● **Work required**
Show every line containing "this" by copying it.

● **Task input**
====================

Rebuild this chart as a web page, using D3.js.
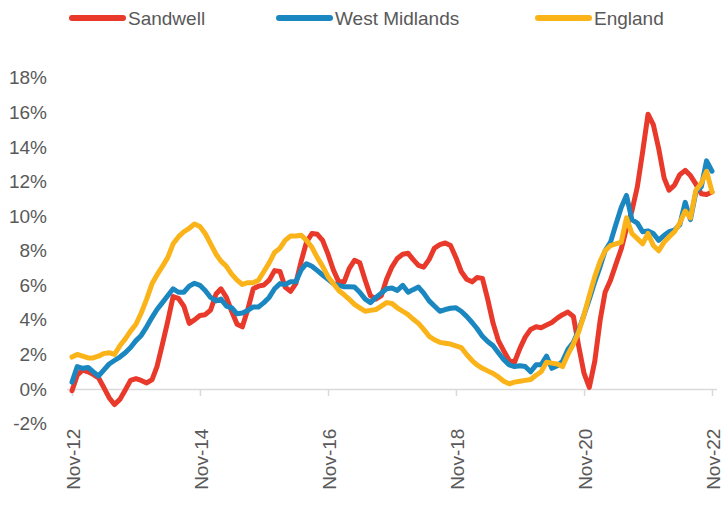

====================

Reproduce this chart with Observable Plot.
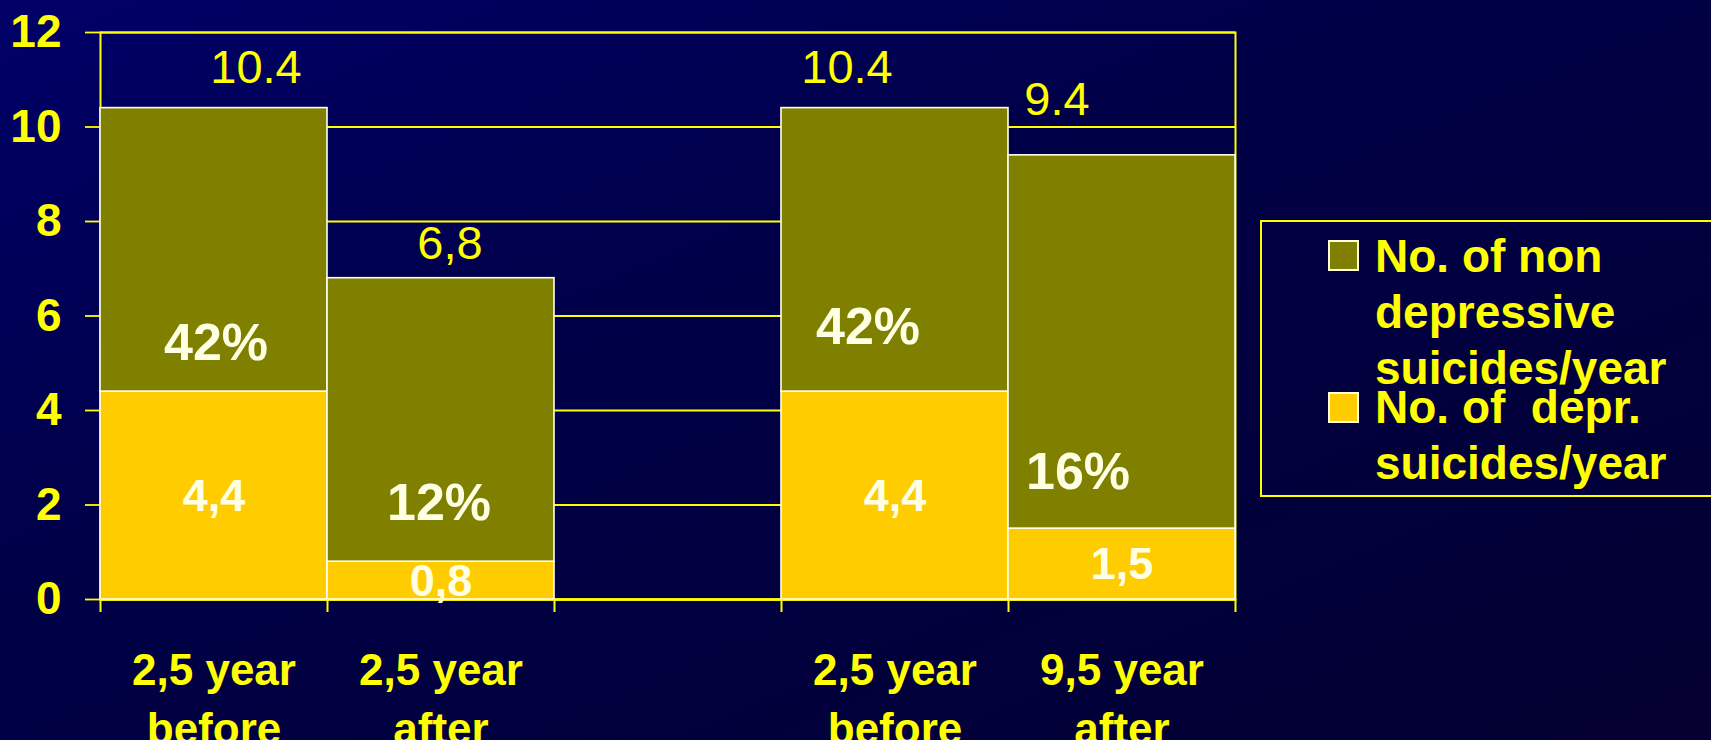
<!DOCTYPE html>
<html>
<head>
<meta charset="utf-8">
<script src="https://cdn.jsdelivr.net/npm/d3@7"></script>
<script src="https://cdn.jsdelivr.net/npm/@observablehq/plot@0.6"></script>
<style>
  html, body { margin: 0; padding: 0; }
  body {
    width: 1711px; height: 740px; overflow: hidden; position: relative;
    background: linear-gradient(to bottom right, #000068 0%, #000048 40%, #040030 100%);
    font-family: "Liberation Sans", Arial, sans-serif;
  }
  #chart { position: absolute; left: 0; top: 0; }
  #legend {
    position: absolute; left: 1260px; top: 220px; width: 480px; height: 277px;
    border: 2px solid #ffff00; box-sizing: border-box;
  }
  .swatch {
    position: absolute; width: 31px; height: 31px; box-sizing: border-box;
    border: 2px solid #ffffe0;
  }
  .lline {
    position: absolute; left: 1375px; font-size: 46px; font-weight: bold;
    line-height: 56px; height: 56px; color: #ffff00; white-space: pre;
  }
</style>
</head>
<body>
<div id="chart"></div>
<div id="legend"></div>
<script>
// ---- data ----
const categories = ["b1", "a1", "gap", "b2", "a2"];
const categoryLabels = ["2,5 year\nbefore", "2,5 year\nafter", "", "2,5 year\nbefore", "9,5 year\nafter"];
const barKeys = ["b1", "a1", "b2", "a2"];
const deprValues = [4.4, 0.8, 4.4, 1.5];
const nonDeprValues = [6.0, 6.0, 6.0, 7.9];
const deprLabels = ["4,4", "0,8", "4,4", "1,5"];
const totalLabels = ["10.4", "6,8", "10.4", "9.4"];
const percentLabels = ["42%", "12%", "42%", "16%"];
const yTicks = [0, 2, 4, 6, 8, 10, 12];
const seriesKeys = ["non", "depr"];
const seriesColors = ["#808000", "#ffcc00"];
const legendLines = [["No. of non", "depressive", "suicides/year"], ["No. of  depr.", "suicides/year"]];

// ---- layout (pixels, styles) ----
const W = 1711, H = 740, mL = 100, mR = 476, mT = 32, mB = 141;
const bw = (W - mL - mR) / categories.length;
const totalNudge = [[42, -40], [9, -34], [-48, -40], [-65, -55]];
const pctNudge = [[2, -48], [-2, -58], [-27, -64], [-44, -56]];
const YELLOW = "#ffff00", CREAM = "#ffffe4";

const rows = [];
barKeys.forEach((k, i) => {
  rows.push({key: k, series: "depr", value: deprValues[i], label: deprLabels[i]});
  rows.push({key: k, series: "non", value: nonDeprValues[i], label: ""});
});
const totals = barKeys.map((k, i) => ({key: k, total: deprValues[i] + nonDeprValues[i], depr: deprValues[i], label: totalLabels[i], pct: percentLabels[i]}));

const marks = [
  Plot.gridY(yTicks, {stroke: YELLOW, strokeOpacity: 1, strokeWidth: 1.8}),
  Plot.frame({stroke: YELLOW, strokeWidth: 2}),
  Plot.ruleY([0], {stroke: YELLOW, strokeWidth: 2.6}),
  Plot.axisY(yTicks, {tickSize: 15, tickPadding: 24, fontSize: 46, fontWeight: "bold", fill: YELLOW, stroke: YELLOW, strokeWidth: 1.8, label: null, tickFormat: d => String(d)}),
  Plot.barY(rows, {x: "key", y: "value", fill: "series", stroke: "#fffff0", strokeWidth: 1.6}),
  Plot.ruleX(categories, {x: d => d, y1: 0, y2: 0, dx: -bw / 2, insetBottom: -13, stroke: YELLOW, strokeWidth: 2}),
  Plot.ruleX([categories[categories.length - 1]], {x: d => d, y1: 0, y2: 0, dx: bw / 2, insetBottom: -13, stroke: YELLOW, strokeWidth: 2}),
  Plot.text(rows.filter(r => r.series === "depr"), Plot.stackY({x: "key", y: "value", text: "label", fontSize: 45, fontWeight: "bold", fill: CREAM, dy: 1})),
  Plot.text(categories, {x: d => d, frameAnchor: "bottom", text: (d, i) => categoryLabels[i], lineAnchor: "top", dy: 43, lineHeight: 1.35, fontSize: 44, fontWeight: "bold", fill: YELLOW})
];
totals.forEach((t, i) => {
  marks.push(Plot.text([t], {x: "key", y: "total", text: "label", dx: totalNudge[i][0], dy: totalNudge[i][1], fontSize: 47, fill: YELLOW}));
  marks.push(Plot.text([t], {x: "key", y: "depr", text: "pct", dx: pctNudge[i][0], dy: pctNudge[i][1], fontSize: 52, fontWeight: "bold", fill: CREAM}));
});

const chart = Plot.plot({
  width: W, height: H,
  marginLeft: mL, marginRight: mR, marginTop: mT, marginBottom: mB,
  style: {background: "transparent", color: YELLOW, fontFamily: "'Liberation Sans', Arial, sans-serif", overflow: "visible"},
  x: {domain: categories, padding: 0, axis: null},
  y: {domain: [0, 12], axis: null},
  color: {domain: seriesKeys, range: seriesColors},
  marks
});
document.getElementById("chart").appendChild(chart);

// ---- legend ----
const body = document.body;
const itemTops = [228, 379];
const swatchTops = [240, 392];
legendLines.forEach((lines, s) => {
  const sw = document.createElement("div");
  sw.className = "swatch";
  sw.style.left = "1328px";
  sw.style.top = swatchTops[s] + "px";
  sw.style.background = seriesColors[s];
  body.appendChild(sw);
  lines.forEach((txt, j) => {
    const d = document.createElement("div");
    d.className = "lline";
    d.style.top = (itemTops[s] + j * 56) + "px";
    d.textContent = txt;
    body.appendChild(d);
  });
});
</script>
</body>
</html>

====================

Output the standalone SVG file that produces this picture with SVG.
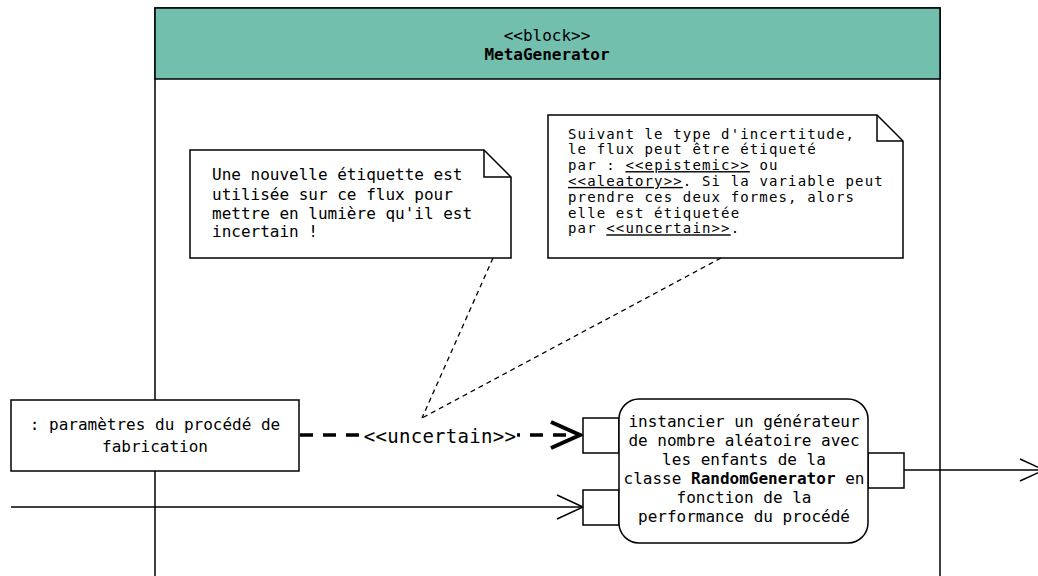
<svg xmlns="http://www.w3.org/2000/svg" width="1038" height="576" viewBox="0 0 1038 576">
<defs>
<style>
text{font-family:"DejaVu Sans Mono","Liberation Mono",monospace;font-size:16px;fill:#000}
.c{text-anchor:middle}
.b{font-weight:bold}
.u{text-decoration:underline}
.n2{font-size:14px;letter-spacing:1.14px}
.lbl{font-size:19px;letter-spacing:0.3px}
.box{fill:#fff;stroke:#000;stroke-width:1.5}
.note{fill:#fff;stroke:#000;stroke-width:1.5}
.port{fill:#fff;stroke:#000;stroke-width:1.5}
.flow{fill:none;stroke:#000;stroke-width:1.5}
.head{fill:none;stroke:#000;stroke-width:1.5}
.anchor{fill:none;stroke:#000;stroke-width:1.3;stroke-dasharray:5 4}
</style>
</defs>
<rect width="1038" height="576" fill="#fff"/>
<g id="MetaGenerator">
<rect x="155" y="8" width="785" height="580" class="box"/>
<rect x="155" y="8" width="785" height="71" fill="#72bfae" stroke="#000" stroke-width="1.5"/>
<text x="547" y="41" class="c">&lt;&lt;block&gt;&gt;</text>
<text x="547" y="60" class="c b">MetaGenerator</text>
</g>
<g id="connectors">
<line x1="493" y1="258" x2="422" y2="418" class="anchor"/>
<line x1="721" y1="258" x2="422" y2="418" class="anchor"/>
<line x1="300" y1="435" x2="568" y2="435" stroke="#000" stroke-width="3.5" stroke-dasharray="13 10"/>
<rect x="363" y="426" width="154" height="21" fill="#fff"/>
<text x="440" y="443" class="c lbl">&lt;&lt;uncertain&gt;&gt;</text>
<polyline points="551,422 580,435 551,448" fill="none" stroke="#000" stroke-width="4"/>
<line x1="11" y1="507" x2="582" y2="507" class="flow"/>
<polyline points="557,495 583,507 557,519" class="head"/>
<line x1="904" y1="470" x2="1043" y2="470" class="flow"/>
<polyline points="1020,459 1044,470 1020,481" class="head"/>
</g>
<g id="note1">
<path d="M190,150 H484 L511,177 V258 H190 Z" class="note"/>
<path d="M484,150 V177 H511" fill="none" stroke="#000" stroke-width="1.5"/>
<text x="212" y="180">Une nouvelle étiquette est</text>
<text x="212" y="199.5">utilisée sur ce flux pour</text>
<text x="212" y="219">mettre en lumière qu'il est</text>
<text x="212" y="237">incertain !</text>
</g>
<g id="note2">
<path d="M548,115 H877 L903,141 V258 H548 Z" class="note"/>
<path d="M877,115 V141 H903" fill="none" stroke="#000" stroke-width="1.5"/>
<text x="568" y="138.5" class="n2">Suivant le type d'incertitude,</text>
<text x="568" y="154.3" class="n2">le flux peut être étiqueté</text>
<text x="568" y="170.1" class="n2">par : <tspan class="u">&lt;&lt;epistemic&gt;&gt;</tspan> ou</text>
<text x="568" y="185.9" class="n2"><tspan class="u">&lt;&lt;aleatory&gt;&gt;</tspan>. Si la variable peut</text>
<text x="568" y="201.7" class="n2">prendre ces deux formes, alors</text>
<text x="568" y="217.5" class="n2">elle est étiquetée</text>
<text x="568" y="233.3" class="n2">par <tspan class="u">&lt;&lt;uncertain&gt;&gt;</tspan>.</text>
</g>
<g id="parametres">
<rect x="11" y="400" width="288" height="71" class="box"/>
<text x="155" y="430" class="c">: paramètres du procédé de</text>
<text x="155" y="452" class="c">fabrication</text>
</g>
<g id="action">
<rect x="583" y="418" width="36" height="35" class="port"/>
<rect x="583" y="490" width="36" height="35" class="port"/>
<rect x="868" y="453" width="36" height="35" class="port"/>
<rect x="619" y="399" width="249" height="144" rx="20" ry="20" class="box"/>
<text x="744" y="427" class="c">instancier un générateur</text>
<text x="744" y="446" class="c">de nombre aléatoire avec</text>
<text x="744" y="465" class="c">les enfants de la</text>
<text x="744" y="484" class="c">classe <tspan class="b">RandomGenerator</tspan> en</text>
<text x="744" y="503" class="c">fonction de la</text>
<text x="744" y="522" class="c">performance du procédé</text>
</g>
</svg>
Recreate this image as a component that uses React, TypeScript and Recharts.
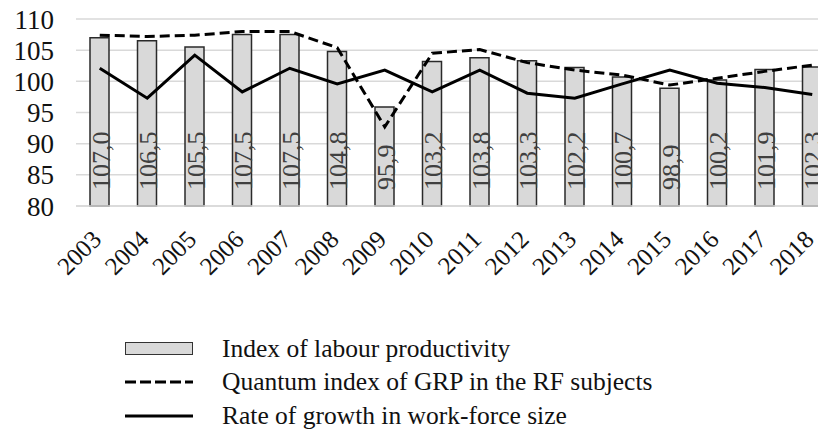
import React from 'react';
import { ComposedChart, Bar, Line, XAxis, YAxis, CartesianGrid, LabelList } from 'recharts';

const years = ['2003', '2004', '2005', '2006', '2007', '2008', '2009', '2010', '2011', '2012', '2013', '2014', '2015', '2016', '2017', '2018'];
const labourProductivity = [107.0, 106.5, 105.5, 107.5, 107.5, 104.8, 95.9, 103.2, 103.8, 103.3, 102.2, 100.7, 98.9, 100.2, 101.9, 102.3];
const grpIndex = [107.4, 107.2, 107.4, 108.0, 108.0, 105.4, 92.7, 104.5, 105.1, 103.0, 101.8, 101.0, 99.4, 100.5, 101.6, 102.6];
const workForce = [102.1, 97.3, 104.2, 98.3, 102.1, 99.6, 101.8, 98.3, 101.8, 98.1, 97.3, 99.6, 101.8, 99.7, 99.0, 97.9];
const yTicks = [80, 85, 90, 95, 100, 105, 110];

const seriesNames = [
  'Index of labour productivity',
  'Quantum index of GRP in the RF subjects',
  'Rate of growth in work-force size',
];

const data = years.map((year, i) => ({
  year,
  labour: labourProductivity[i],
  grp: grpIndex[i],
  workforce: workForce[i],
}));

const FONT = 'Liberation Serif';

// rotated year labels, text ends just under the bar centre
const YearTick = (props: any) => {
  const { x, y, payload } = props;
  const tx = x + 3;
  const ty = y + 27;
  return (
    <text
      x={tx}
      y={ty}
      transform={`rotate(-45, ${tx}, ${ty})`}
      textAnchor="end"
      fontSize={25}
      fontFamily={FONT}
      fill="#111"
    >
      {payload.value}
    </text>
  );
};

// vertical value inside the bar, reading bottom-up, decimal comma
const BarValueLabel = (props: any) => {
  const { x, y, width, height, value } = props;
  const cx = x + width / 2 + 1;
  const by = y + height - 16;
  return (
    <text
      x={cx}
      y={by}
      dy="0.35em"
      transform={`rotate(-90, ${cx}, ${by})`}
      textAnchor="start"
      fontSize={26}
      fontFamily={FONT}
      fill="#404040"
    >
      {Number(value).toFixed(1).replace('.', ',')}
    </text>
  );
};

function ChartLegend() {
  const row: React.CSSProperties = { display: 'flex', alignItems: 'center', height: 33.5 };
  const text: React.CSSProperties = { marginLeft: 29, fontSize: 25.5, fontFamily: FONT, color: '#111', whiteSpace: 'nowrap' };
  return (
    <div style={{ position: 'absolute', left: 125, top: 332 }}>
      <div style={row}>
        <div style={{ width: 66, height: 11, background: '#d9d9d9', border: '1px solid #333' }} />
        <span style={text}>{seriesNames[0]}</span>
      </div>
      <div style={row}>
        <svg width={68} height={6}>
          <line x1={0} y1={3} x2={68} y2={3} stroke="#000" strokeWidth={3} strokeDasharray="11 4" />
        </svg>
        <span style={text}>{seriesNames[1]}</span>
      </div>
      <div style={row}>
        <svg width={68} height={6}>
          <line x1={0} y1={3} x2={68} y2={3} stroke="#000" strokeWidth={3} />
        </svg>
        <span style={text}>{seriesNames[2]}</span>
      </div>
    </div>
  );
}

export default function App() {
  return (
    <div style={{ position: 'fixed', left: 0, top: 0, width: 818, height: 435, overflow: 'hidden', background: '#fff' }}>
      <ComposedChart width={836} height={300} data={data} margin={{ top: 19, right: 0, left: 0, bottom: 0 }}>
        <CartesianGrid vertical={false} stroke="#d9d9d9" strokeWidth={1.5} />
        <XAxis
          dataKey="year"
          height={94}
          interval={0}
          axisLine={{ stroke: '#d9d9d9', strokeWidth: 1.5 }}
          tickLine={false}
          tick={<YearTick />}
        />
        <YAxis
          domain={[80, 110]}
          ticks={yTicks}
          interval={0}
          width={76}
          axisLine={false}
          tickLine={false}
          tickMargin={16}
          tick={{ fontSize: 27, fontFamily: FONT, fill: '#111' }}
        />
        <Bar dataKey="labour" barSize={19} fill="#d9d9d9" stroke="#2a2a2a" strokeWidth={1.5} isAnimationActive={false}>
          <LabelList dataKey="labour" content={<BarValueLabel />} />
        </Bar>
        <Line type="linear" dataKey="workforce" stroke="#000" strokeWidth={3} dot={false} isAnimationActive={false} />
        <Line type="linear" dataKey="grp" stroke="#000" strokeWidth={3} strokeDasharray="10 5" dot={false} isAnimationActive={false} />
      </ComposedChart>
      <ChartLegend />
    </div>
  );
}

====================

● **Response to the task**
Rebuild this chart as a web page, using D3.js.
Reproduce this chart with Observable Plot.
Output the standalone SVG file that produces this picture with SVG.
Recreate this image as a component that uses React, TypeScript and Recharts.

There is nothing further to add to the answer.